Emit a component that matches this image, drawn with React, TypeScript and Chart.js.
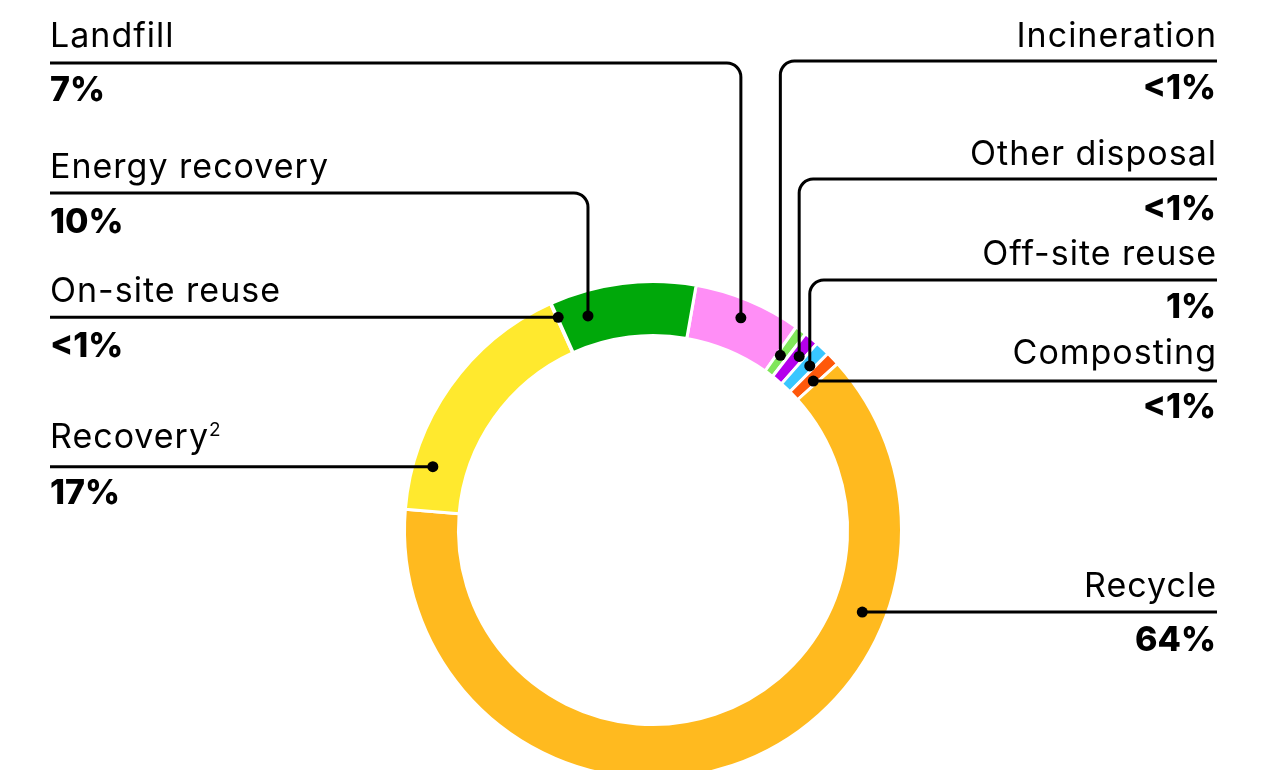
import React, { useEffect, useRef } from "react";
import { Chart, registerables } from "chart.js";

Chart.register(...registerables);

// Data (clockwise from the start of the Landfill slice)
const categories = [
  "Landfill",
  "Incineration",
  "Other disposal",
  "Off-site reuse",
  "Composting",
  "Recycle",
  "Recovery",
  "On-site reuse",
  "Energy recovery",
];
const values = [7.0, 0.75, 0.95, 0.95, 0.9, 63.0, 16.9, 0.05, 9.5];
const valueLabels = ["7%", "<1%", "<1%", "1%", "<1%", "64%", "17%", "<1%", "10%"];
const superscripts = ["", "", "", "", "", "", "2", "", ""];
const colors = [
  "#FF8EF6",
  "#80E65A",
  "#B400EC",
  "#38C6FF",
  "#FF580A",
  "#FFBA1F",
  "#FFE92E",
  "#FFE92E",
  "#00A80A",
];

// Annotation layout (style/placement only)
type Layout = {
  side: "left" | "right";
  nameY: number;
  valueY: number;
  lineY?: number; // for elbow leaders
  angle: number; // dot angle, degrees clockwise from top
  t: number; // dot position across ring thickness (0 inner .. 1 outer)
};
const layouts: Layout[] = [
  { side: "left", nameY: 47, valueY: 101, lineY: 63, angle: 22.5, t: 0.65 },
  { side: "right", nameY: 47, valueY: 99, lineY: 61, angle: 36.1, t: 0.4 },
  { side: "right", nameY: 165, valueY: 220, lineY: 179, angle: 40.1, t: 0.6 },
  { side: "right", nameY: 265, valueY: 318, lineY: 280, angle: 43.7, t: 0.6 },
  { side: "right", nameY: 364, valueY: 418, angle: 47.1, t: 0.45 },
  { side: "right", nameY: 597, valueY: 651, angle: 111.4, t: 0.56 },
  { side: "left", nameY: 448, valueY: 504, angle: 286.05, t: 0.64 },
  { side: "left", nameY: 302, valueY: 357, angle: 335.97, t: 0.71 },
  { side: "left", nameY: 178, valueY: 233, lineY: 193, angle: 343.1, t: 0.54 },
];

const FONT = "Inter, 'Noto Sans', sans-serif";
const NAME_SIZE = 34;
const VALUE_SIZE = 34;
const NAME_SPACING = "1px";
const LEFT_X = 50;
const RIGHT_X = 1217;

const leaderPlugin = {
  id: "leaders",
  afterDatasetsDraw(chart: any) {
    const ctx: any = chart.ctx;
    const meta = chart.getDatasetMeta(0);
    const el = meta.data[0];
    if (!el) return;
    const { x: cx, y: cy, innerRadius, outerRadius } = el.getProps(
      ["x", "y", "innerRadius", "outerRadius"],
      true
    );
    ctx.save();
    ctx.strokeStyle = "#000";
    ctx.fillStyle = "#000";
    ctx.lineWidth = 3;
    ctx.lineCap = "butt";
    const cr = 14;
    layouts.forEach((L, i) => {
      const a = (L.angle * Math.PI) / 180;
      const rr = innerRadius + L.t * (outerRadius - innerRadius);
      const dx = cx + rr * Math.sin(a);
      const dy = cy - rr * Math.cos(a);
      const edgeX = L.side === "left" ? LEFT_X : RIGHT_X;
      ctx.beginPath();
      if (L.lineY !== undefined) {
        const ly = L.lineY;
        ctx.moveTo(edgeX, ly);
        ctx.lineTo(L.side === "left" ? dx - cr : dx + cr, ly);
        ctx.arcTo(dx, ly, dx, ly + cr, cr);
        ctx.lineTo(dx, dy);
      } else {
        ctx.moveTo(edgeX, dy);
        ctx.lineTo(dx, dy);
      }
      ctx.stroke();
      ctx.beginPath();
      ctx.arc(dx, dy, 5.5, 0, Math.PI * 2);
      ctx.fill();

      // texts
      ctx.textBaseline = "alphabetic";
      const left = L.side === "left";
      ctx.textAlign = left ? "left" : "right";
      ctx.letterSpacing = NAME_SPACING;
      ctx.font = `400 ${NAME_SIZE}px ${FONT}`;
      const nx = left ? LEFT_X : RIGHT_X;
      ctx.fillText(categories[i], nx, L.nameY);
      if (superscripts[i]) {
        const w = ctx.measureText(categories[i]).width;
        ctx.font = `400 19px ${FONT}`;
        ctx.textAlign = "left";
        ctx.fillText(superscripts[i], nx + w, L.nameY - 12);
        ctx.textAlign = left ? "left" : "right";
      }
      ctx.letterSpacing = "0px";
      ctx.font = `800 ${VALUE_SIZE}px ${FONT}`;
      ctx.fillText(valueLabels[i], left ? LEFT_X : RIGHT_X - 1, L.valueY);
    });
    ctx.restore();
  },
};

export default function App() {
  const ref = useRef<HTMLCanvasElement | null>(null);
  useEffect(() => {
    if (!ref.current) return;
    const chart = new Chart(ref.current, {
      type: "doughnut",
      data: {
        labels: categories,
        datasets: [
          {
            data: values,
            backgroundColor: colors,
            borderColor: "#ffffff",
            borderWidth: 3,
            hoverOffset: 0,
          },
        ],
      },
      options: {
        responsive: false,
        animation: false,
        events: [],
        rotation: 10,
        radius: 248.5,
        cutout: "78.3%",
        layout: { padding: { left: 405, right: 385, top: 282, bottom: 22 } },
        plugins: {
          legend: { display: false },
          tooltip: { enabled: false },
        },
      },
      plugins: [leaderPlugin],
    });
    return () => chart.destroy();
  }, []);
  return (
    <div
      style={{
        position: "fixed",
        left: 0,
        top: 0,
        width: 1286,
        height: 770,
        overflow: "hidden",
        background: "#fff",
      }}
    >
      <canvas ref={ref} width={1286} height={800} style={{ display: "block" }} />
    </div>
  );
}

:::::

#### [Exercise aim]
Every line is to be duplicated exactly, though pictures stay out.

#### [Response for this exercise]
Emit a component that matches this image, drawn with React, TypeScript and Chart.js.
import React, { useEffect, useRef } from "react";
import { Chart, registerables } from "chart.js";

Chart.register(...registerables);

// Data (clockwise from the start of the Landfill slice)
const categories = [
  "Landfill",
  "Incineration",
  "Other disposal",
  "Off-site reuse",
  "Composting",
  "Recycle",
  "Recovery",
  "On-site reuse",
  "Energy recovery",
];
const values = [7.0, 0.75, 0.95, 0.95, 0.9, 63.0, 16.9, 0.05, 9.5];
const valueLabels = ["7%", "<1%", "<1%", "1%", "<1%", "64%", "17%", "<1%", "10%"];
const superscripts = ["", "", "", "", "", "", "2", "", ""];
const colors = [
  "#FF8EF6",
  "#80E65A",
  "#B400EC",
  "#38C6FF",
  "#FF580A",
  "#FFBA1F",
  "#FFE92E",
  "#FFE92E",
  "#00A80A",
];

// Annotation layout (style/placement only)
type Layout = {
  side: "left" | "right";
  nameY: number;
  valueY: number;
  lineY?: number; // for elbow leaders
  angle: number; // dot angle, degrees clockwise from top
  t: number; // dot position across ring thickness (0 inner .. 1 outer)
};
const layouts: Layout[] = [
  { side: "left", nameY: 47, valueY: 101, lineY: 63, angle: 22.5, t: 0.65 },
  { side: "right", nameY: 47, valueY: 99, lineY: 61, angle: 36.1, t: 0.4 },
  { side: "right", nameY: 165, valueY: 220, lineY: 179, angle: 40.1, t: 0.6 },
  { side: "right", nameY: 265, valueY: 318, lineY: 280, angle: 43.7, t: 0.6 },
  { side: "right", nameY: 364, valueY: 418, angle: 47.1, t: 0.45 },
  { side: "right", nameY: 597, valueY: 651, angle: 111.4, t: 0.56 },
  { side: "left", nameY: 448, valueY: 504, angle: 286.05, t: 0.64 },
  { side: "left", nameY: 302, valueY: 357, angle: 335.97, t: 0.71 },
  { side: "left", nameY: 178, valueY: 233, lineY: 193, angle: 343.1, t: 0.54 },
];

const FONT = "Inter, 'Noto Sans', sans-serif";
const NAME_SIZE = 34;
const VALUE_SIZE = 34;
const NAME_SPACING = "1px";
const LEFT_X = 50;
const RIGHT_X = 1217;

const leaderPlugin = {
  id: "leaders",
  afterDatasetsDraw(chart: any) {
    const ctx: any = chart.ctx;
    const meta = chart.getDatasetMeta(0);
    const el = meta.data[0];
    if (!el) return;
    const { x: cx, y: cy, innerRadius, outerRadius } = el.getProps(
      ["x", "y", "innerRadius", "outerRadius"],
      true
    );
    ctx.save();
    ctx.strokeStyle = "#000";
    ctx.fillStyle = "#000";
    ctx.lineWidth = 3;
    ctx.lineCap = "butt";
    const cr = 14;
    layouts.forEach((L, i) => {
      const a = (L.angle * Math.PI) / 180;
      const rr = innerRadius + L.t * (outerRadius - innerRadius);
      const dx = cx + rr * Math.sin(a);
      const dy = cy - rr * Math.cos(a);
      const edgeX = L.side === "left" ? LEFT_X : RIGHT_X;
      ctx.beginPath();
      if (L.lineY !== undefined) {
        const ly = L.lineY;
        ctx.moveTo(edgeX, ly);
        ctx.lineTo(L.side === "left" ? dx - cr : dx + cr, ly);
        ctx.arcTo(dx, ly, dx, ly + cr, cr);
        ctx.lineTo(dx, dy);
      } else {
        ctx.moveTo(edgeX, dy);
        ctx.lineTo(dx, dy);
      }
      ctx.stroke();
      ctx.beginPath();
      ctx.arc(dx, dy, 5.5, 0, Math.PI * 2);
      ctx.fill();

      // texts
      ctx.textBaseline = "alphabetic";
      const left = L.side === "left";
      ctx.textAlign = left ? "left" : "right";
      ctx.letterSpacing = NAME_SPACING;
      ctx.font = `400 ${NAME_SIZE}px ${FONT}`;
      const nx = left ? LEFT_X : RIGHT_X;
      ctx.fillText(categories[i], nx, L.nameY);
      if (superscripts[i]) {
        const w = ctx.measureText(categories[i]).width;
        ctx.font = `400 19px ${FONT}`;
        ctx.textAlign = "left";
        ctx.fillText(superscripts[i], nx + w, L.nameY - 12);
        ctx.textAlign = left ? "left" : "right";
      }
      ctx.letterSpacing = "0px";
      ctx.font = `800 ${VALUE_SIZE}px ${FONT}`;
      ctx.fillText(valueLabels[i], left ? LEFT_X : RIGHT_X - 1, L.valueY);
    });
    ctx.restore();
  },
};

export default function App() {
  const ref = useRef<HTMLCanvasElement | null>(null);
  useEffect(() => {
    if (!ref.current) return;
    const chart = new Chart(ref.current, {
      type: "doughnut",
      data: {
        labels: categories,
        datasets: [
          {
            data: values,
            backgroundColor: colors,
            borderColor: "#ffffff",
            borderWidth: 3,
            hoverOffset: 0,
          },
        ],
      },
      options: {
        responsive: false,
        animation: false,
        events: [],
        rotation: 10,
        radius: 248.5,
        cutout: "78.3%",
        layout: { padding: { left: 405, right: 385, top: 282, bottom: 22 } },
        plugins: {
          legend: { display: false },
          tooltip: { enabled: false },
        },
      },
      plugins: [leaderPlugin],
    });
    return () => chart.destroy();
  }, []);
  return (
    <div
      style={{
        position: "fixed",
        left: 0,
        top: 0,
        width: 1286,
        height: 770,
        overflow: "hidden",
        background: "#fff",
      }}
    >
      <canvas ref={ref} width={1286} height={800} style={{ display: "block" }} />
    </div>
  );
}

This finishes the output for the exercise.